Quote, line for line, the entries from the first through the one containing "minimum width=326.25pt, minimum". Pictures are left out.

--*--

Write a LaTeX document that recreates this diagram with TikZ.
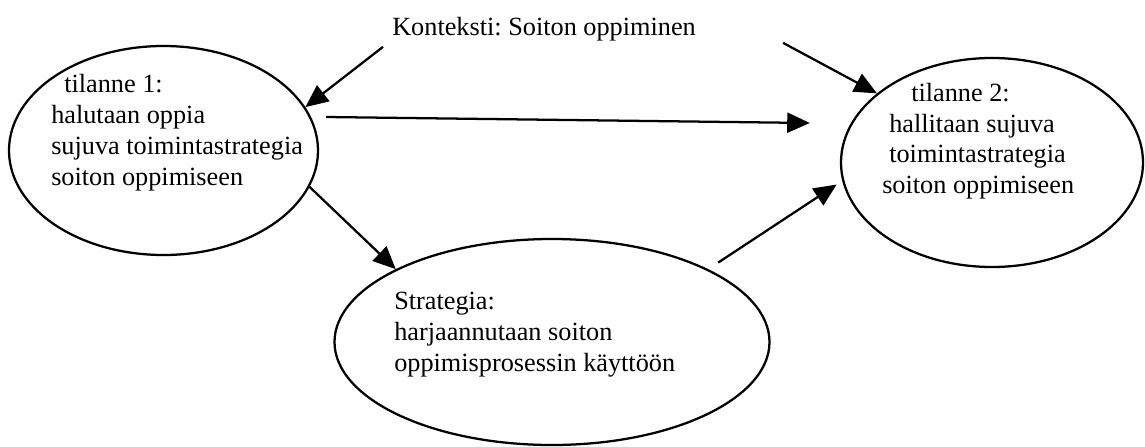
\documentclass[tikz,border=0pt]{standalone}
\usepackage{fontspec}
\setmainfont{Liberation Serif}
\usetikzlibrary{arrows.meta,shapes.geometric}
\frenchspacing

\tikzset{
  oval/.style={draw, ellipse, inner sep=0pt, line width=1.7pt},
  lbl/.style={inner sep=0pt, anchor=base west, align=left,
    font=\fontsize{19.7pt}{23.25pt}\selectfont},
  arr/.style={line width=1.7pt, -{Triangle[length=17pt,width=15pt]}}
}

\begin{document}
\begin{tikzpicture}[x=0.75pt, y=-0.75pt]
  \useasboundingbox (0,0) rectangle (1145,446);

  % the three situations
  \node[oval, minimum width=231.75pt, minimum height=156.75pt] (e1) at (163.5,150.5) {};
  \node[oval, minimum width=226.5pt, minimum height=156.75pt] (e2) at (992,162.5) {};
  \node[oval, minimum width=326.25pt, minimum height=154.5pt] (e3) at (552,342) {};

  % texts (anchored at the baseline of their last line)
  \node[lbl] (k) at (392,36) {Konteksti: Soiton oppiminen};
  \node[lbl] (t1) at (51,185) {\hspace*{9.75pt}tilanne 1:\\halutaan oppia\\sujuva toimintastrategia\\soiton oppimiseen};
  \node[lbl, font=\fontsize{19.7pt}{22.9pt}\selectfont] (t2) at (882,193.5) {\hspace*{21.75pt}tilanne 2:\\\hspace*{5.25pt}hallitaan sujuva\\\hspace*{5.25pt}toimintastrategia\\soiton oppimiseen};
  \node[lbl] (t3) at (394,371) {Strategia:\\harjaannutaan soiton\\oppimisprosessin käyttöön};

  % connectors
  \draw[arr] ([shift={(-9,5)}]k.south west) -- (e1.17.3);
  \draw[arr] ([shift={(87,1)}]k.south east) -- (e2.149.2);
  \draw[arr] ([shift={(7,-33.5)}]e1.east) -- ([shift={(-30,-39.5)}]e2.west);
  \draw[arr] (e1.-14.4) -- (e3.155.7);
  \draw[arr, shorten <=9pt, shorten >=5pt] (e3.25.2) -- (e2.187.5);
\end{tikzpicture}
\end{document}
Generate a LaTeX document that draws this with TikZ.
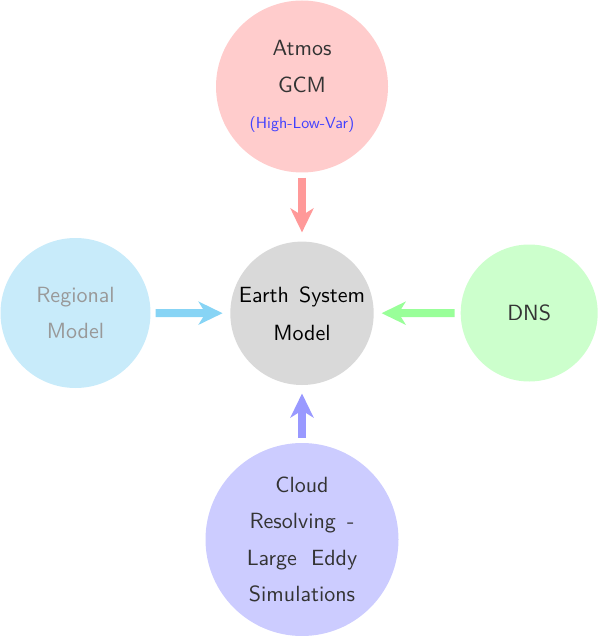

--*--

[Full output]
Write a LaTeX document that recreates this diagram with TikZ.
\documentclass[tikz,border=0pt]{standalone}
\usepackage{fontspec}
\setmainfont{Liberation Serif}
\usetikzlibrary{arrows.meta,shapes.geometric}
\frenchspacing

\tikzset{
  oval/.style={draw, ellipse, inner sep=0pt, line width=1.7pt},
  lbl/.style={inner sep=0pt, anchor=base west, align=left,
    font=\fontsize{19.7pt}{23.25pt}\selectfont},
  arr/.style={line width=1.7pt, -{Triangle[length=17pt,width=15pt]}}
}

\begin{document}
\begin{tikzpicture}[x=0.75pt, y=-0.75pt]
  \useasboundingbox (0,0) rectangle (1145,446);

  % the three situations
  \node[oval, minimum width=231.75pt, minimum height=156.75pt] (e1) at (163.5,150.5) {};
  \node[oval, minimum width=226.5pt, minimum height=156.75pt] (e2) at (992,162.5) {};
  \node[oval, minimum width=326.25pt, minimum height=154.5pt] (e3) at (552,342) {};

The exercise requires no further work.